PROBLEM DESCRIPTION
Write out the listing beneath this instruction in its entirety, exactly as it reads.

INFORMATION PROVIDED
---------------
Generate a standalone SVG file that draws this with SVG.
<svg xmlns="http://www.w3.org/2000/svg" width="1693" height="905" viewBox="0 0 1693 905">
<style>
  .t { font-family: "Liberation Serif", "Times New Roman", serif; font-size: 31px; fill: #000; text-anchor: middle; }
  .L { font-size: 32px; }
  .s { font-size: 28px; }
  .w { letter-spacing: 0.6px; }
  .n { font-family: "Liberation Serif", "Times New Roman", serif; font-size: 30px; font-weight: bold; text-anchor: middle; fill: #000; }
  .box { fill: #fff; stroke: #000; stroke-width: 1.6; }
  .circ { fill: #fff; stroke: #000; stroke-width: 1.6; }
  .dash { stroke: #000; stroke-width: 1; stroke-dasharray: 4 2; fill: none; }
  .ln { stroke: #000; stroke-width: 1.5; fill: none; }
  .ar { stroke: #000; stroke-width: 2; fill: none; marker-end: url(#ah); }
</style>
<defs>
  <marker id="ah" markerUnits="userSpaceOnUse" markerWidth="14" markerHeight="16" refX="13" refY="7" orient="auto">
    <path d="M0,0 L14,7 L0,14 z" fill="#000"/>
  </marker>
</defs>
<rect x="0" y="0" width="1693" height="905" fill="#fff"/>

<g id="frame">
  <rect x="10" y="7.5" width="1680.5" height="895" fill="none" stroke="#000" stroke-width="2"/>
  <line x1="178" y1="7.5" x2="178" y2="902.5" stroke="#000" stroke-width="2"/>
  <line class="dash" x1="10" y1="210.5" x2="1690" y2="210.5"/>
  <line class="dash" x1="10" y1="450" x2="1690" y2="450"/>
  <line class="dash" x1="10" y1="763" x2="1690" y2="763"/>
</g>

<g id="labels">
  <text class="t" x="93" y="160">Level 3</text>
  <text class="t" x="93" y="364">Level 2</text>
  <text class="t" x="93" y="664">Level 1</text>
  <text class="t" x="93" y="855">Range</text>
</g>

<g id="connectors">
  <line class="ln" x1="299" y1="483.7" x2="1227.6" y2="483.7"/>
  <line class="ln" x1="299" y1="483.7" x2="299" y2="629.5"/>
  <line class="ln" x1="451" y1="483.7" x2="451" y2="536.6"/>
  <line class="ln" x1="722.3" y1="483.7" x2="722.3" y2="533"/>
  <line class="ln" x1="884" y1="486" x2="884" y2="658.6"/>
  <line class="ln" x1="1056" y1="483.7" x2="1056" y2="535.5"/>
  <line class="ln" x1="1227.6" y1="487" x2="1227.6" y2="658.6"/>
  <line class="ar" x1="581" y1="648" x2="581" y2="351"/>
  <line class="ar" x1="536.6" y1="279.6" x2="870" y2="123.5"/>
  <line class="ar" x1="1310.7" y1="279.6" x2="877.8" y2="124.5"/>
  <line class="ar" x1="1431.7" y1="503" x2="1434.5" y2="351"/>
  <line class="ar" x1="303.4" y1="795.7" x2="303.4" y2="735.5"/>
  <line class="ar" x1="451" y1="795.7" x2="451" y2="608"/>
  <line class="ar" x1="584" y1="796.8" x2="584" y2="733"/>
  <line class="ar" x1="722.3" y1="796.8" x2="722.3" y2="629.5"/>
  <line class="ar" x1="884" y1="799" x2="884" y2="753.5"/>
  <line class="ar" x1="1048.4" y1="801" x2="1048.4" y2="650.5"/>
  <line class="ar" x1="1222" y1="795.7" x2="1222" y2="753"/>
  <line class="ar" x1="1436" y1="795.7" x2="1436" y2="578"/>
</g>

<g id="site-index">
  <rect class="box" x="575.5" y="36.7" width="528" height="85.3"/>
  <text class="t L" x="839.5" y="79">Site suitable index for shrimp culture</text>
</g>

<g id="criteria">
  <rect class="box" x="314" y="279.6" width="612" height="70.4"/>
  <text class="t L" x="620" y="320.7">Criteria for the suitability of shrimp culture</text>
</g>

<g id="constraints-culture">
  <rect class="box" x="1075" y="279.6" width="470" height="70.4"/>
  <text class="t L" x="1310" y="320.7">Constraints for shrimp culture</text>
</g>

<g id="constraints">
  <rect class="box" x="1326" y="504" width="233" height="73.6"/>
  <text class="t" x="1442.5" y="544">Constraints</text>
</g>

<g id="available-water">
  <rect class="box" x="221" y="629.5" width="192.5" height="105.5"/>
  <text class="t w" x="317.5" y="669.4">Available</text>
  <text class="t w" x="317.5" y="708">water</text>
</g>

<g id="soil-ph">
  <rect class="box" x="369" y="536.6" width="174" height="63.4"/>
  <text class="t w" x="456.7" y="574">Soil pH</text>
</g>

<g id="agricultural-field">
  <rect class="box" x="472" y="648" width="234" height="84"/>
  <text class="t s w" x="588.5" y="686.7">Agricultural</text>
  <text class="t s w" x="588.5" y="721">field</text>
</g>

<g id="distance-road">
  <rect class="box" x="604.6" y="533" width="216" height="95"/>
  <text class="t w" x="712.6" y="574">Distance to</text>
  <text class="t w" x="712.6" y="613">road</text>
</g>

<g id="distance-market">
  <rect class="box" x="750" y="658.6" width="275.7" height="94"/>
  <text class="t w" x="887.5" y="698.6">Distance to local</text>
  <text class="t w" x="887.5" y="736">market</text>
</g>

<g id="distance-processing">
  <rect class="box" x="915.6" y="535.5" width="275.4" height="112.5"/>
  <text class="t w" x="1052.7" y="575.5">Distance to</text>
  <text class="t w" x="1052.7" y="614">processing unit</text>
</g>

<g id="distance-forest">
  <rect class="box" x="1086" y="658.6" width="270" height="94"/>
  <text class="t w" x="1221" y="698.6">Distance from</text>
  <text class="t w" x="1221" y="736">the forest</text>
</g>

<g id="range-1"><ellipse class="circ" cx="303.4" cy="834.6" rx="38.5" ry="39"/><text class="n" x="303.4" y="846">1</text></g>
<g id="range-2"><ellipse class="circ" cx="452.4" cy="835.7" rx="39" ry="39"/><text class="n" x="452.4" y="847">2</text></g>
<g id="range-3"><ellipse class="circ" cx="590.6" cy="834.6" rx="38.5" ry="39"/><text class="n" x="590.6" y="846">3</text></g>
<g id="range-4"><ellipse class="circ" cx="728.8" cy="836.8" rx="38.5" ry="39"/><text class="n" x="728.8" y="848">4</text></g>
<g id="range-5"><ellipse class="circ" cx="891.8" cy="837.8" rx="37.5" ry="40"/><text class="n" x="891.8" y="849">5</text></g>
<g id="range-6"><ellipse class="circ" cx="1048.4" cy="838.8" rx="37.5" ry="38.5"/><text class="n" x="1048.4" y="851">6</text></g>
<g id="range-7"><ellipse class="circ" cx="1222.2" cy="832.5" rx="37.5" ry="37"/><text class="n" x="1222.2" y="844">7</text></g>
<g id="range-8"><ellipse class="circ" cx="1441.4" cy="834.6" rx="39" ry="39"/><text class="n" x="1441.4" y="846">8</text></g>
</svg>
---------------
ANSWER TO THIS EXERCISE
Generate a standalone SVG file that draws this with SVG.
<svg xmlns="http://www.w3.org/2000/svg" width="1693" height="905" viewBox="0 0 1693 905">
<style>
  .t { font-family: "Liberation Serif", "Times New Roman", serif; font-size: 31px; fill: #000; text-anchor: middle; }
  .L { font-size: 32px; }
  .s { font-size: 28px; }
  .w { letter-spacing: 0.6px; }
  .n { font-family: "Liberation Serif", "Times New Roman", serif; font-size: 30px; font-weight: bold; text-anchor: middle; fill: #000; }
  .box { fill: #fff; stroke: #000; stroke-width: 1.6; }
  .circ { fill: #fff; stroke: #000; stroke-width: 1.6; }
  .dash { stroke: #000; stroke-width: 1; stroke-dasharray: 4 2; fill: none; }
  .ln { stroke: #000; stroke-width: 1.5; fill: none; }
  .ar { stroke: #000; stroke-width: 2; fill: none; marker-end: url(#ah); }
</style>
<defs>
  <marker id="ah" markerUnits="userSpaceOnUse" markerWidth="14" markerHeight="16" refX="13" refY="7" orient="auto">
    <path d="M0,0 L14,7 L0,14 z" fill="#000"/>
  </marker>
</defs>
<rect x="0" y="0" width="1693" height="905" fill="#fff"/>

<g id="frame">
  <rect x="10" y="7.5" width="1680.5" height="895" fill="none" stroke="#000" stroke-width="2"/>
  <line x1="178" y1="7.5" x2="178" y2="902.5" stroke="#000" stroke-width="2"/>
  <line class="dash" x1="10" y1="210.5" x2="1690" y2="210.5"/>
  <line class="dash" x1="10" y1="450" x2="1690" y2="450"/>
  <line class="dash" x1="10" y1="763" x2="1690" y2="763"/>
</g>

<g id="labels">
  <text class="t" x="93" y="160">Level 3</text>
  <text class="t" x="93" y="364">Level 2</text>
  <text class="t" x="93" y="664">Level 1</text>
  <text class="t" x="93" y="855">Range</text>
</g>

<g id="connectors">
  <line class="ln" x1="299" y1="483.7" x2="1227.6" y2="483.7"/>
  <line class="ln" x1="299" y1="483.7" x2="299" y2="629.5"/>
  <line class="ln" x1="451" y1="483.7" x2="451" y2="536.6"/>
  <line class="ln" x1="722.3" y1="483.7" x2="722.3" y2="533"/>
  <line class="ln" x1="884" y1="486" x2="884" y2="658.6"/>
  <line class="ln" x1="1056" y1="483.7" x2="1056" y2="535.5"/>
  <line class="ln" x1="1227.6" y1="487" x2="1227.6" y2="658.6"/>
  <line class="ar" x1="581" y1="648" x2="581" y2="351"/>
  <line class="ar" x1="536.6" y1="279.6" x2="870" y2="123.5"/>
  <line class="ar" x1="1310.7" y1="279.6" x2="877.8" y2="124.5"/>
  <line class="ar" x1="1431.7" y1="503" x2="1434.5" y2="351"/>
  <line class="ar" x1="303.4" y1="795.7" x2="303.4" y2="735.5"/>
  <line class="ar" x1="451" y1="795.7" x2="451" y2="608"/>
  <line class="ar" x1="584" y1="796.8" x2="584" y2="733"/>
  <line class="ar" x1="722.3" y1="796.8" x2="722.3" y2="629.5"/>
  <line class="ar" x1="884" y1="799" x2="884" y2="753.5"/>
  <line class="ar" x1="1048.4" y1="801" x2="1048.4" y2="650.5"/>
  <line class="ar" x1="1222" y1="795.7" x2="1222" y2="753"/>
  <line class="ar" x1="1436" y1="795.7" x2="1436" y2="578"/>
</g>

<g id="site-index">
  <rect class="box" x="575.5" y="36.7" width="528" height="85.3"/>
  <text class="t L" x="839.5" y="79">Site suitable index for shrimp culture</text>
</g>

<g id="criteria">
  <rect class="box" x="314" y="279.6" width="612" height="70.4"/>
  <text class="t L" x="620" y="320.7">Criteria for the suitability of shrimp culture</text>
</g>

<g id="constraints-culture">
  <rect class="box" x="1075" y="279.6" width="470" height="70.4"/>
  <text class="t L" x="1310" y="320.7">Constraints for shrimp culture</text>
</g>

<g id="constraints">
  <rect class="box" x="1326" y="504" width="233" height="73.6"/>
  <text class="t" x="1442.5" y="544">Constraints</text>
</g>

<g id="available-water">
  <rect class="box" x="221" y="629.5" width="192.5" height="105.5"/>
  <text class="t w" x="317.5" y="669.4">Available</text>
  <text class="t w" x="317.5" y="708">water</text>
</g>

<g id="soil-ph">
  <rect class="box" x="369" y="536.6" width="174" height="63.4"/>
  <text class="t w" x="456.7" y="574">Soil pH</text>
</g>

<g id="agricultural-field">
  <rect class="box" x="472" y="648" width="234" height="84"/>
  <text class="t s w" x="588.5" y="686.7">Agricultural</text>
  <text class="t s w" x="588.5" y="721">field</text>
</g>

<g id="distance-road">
  <rect class="box" x="604.6" y="533" width="216" height="95"/>
  <text class="t w" x="712.6" y="574">Distance to</text>
  <text class="t w" x="712.6" y="613">road</text>
</g>

<g id="distance-market">
  <rect class="box" x="750" y="658.6" width="275.7" height="94"/>
  <text class="t w" x="887.5" y="698.6">Distance to local</text>
  <text class="t w" x="887.5" y="736">market</text>
</g>

<g id="distance-processing">
  <rect class="box" x="915.6" y="535.5" width="275.4" height="112.5"/>
  <text class="t w" x="1052.7" y="575.5">Distance to</text>
  <text class="t w" x="1052.7" y="614">processing unit</text>
</g>

<g id="distance-forest">
  <rect class="box" x="1086" y="658.6" width="270" height="94"/>
  <text class="t w" x="1221" y="698.6">Distance from</text>
  <text class="t w" x="1221" y="736">the forest</text>
</g>

<g id="range-1"><ellipse class="circ" cx="303.4" cy="834.6" rx="38.5" ry="39"/><text class="n" x="303.4" y="846">1</text></g>
<g id="range-2"><ellipse class="circ" cx="452.4" cy="835.7" rx="39" ry="39"/><text class="n" x="452.4" y="847">2</text></g>
<g id="range-3"><ellipse class="circ" cx="590.6" cy="834.6" rx="38.5" ry="39"/><text class="n" x="590.6" y="846">3</text></g>
<g id="range-4"><ellipse class="circ" cx="728.8" cy="836.8" rx="38.5" ry="39"/><text class="n" x="728.8" y="848">4</text></g>
<g id="range-5"><ellipse class="circ" cx="891.8" cy="837.8" rx="37.5" ry="40"/><text class="n" x="891.8" y="849">5</text></g>
<g id="range-6"><ellipse class="circ" cx="1048.4" cy="838.8" rx="37.5" ry="38.5"/><text class="n" x="1048.4" y="851">6</text></g>
<g id="range-7"><ellipse class="circ" cx="1222.2" cy="832.5" rx="37.5" ry="37"/><text class="n" x="1222.2" y="844">7</text></g>
<g id="range-8"><ellipse class="circ" cx="1441.4" cy="834.6" rx="39" ry="39"/><text class="n" x="1441.4" y="846">8</text></g>
</svg>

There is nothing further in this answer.